Why Antioch?
I had been considering a larger research state school, but I chose Antioch because the other university felt very impersonal in comparison. I would have been handed a research topic for my thesis on the way in the door, finding myself lost in the weeds of a project that began before I started and continue after I left. Plus, Antioch has a wider breadth than the standard graduate school. It doesn’t try to box you in and have you fit into a predetermined agenda. It really lets you go in the direction you want. It offers small groups, lots of interaction with professors, and there’s a really good community.
Community
Given the flexible nature of the program, in my first year, I chose to commute back and forth for my Thursday and Friday classes. Then I began work as the coordinator for the Social Justice and Sustainability team on Wednesdays. I would drive to Keene from Western Massachusetts and meet all these wonderful people. Then I’d go home Friday night. It was tough to be torn between two communities. I wanted to expand on the interactions I was having with the Antioch community, learn from them, have fun together, and do all the things you do with wonderful people when you meet them. Here you just open your ears and eyes and there are people in every department doing incredible stuff!
Coursework
Antioch is rigorous and challenging, not only the workload but also thinking about issues in a way you hadn’t before. We are in the worst situation as a planet and as a global community than we’ve ever been in. People here are thinking about these issues deeply. You can’t just be a scientist. You can’t just be an advocate. You can’t only focus on the social justice realm of things. They are all interconnected. At Antioch, you develop a holistic way of thinking. My interest is agro-ecology, and the issue of how we can grow organic food in ways that can actually benefit the ecosystem at large.
The work has developed my literacy around this issue and my leadership ability. You develop these skills here, rather than just talking about how they matter. I have tactics and strategies on how to do things, skills in active listening, and leaving space for others that I wasn’t working on before. They are part of the strong values that are the undercurrent of everything we do – social justice, sustainability, advocacy, literacy, being able to communicate to the public, working together.
Connections
Friends who have gone to other master’s programs come out feeling like they just have a piece of paper and are no closer to what they wanted to contribute to their niche. I feel like the piece of paper here is the least of it. The professors are just as happy for you to work on a project that they’ve never thought about or never heard of as they are for you to work on something that they are involved with. So for me, that’s allowed me to plug into their projects when that’s a direction that I want to learn from.

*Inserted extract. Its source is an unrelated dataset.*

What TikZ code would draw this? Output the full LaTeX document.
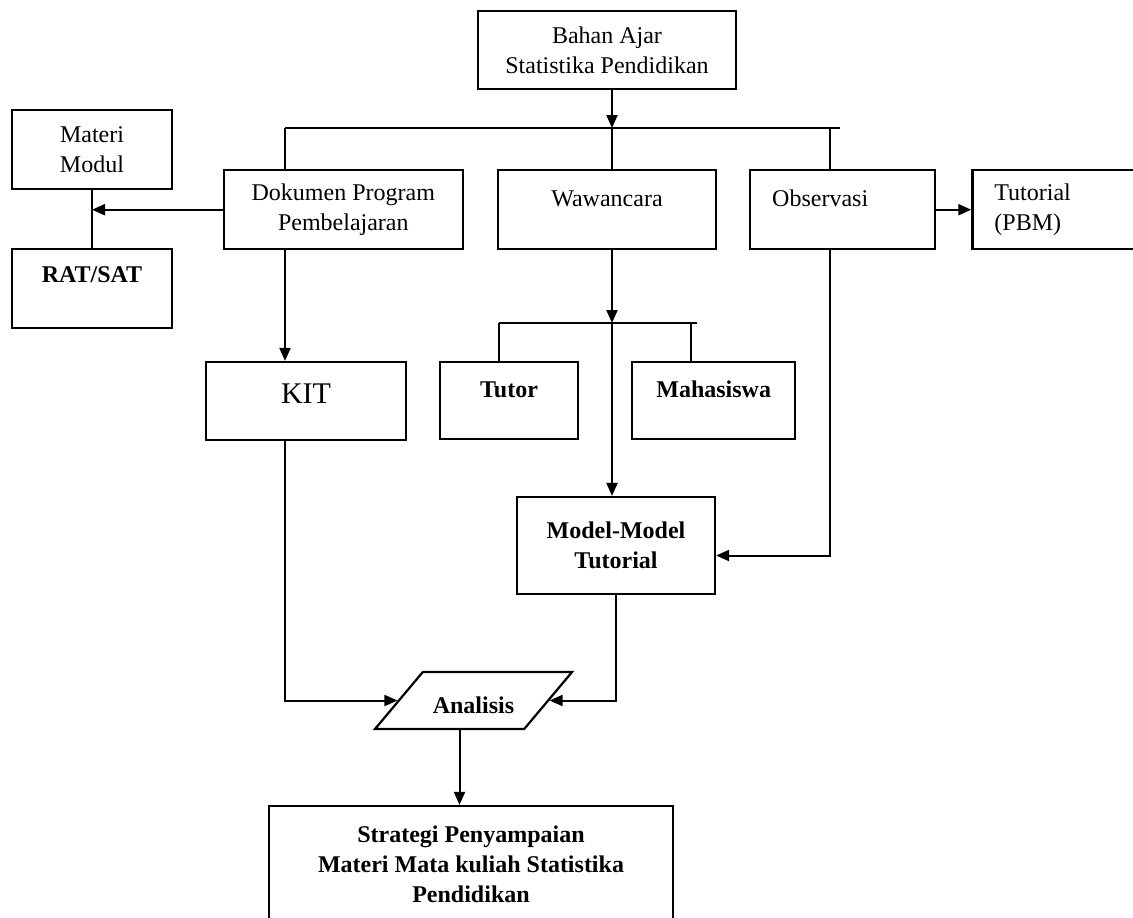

The alumni network is incredible. It’s the oldest Environmental Studies degree in the country and there are a lot of internships that come through those connections and are turning into jobs all the time. The degree gets looked at and I think it has the clout and value it does because we’re not churning out people whose only language is science. We know how to interact with the public and advocate with policy and science on the ground. We have the wider, longer view, and not just the tunnel vision focus.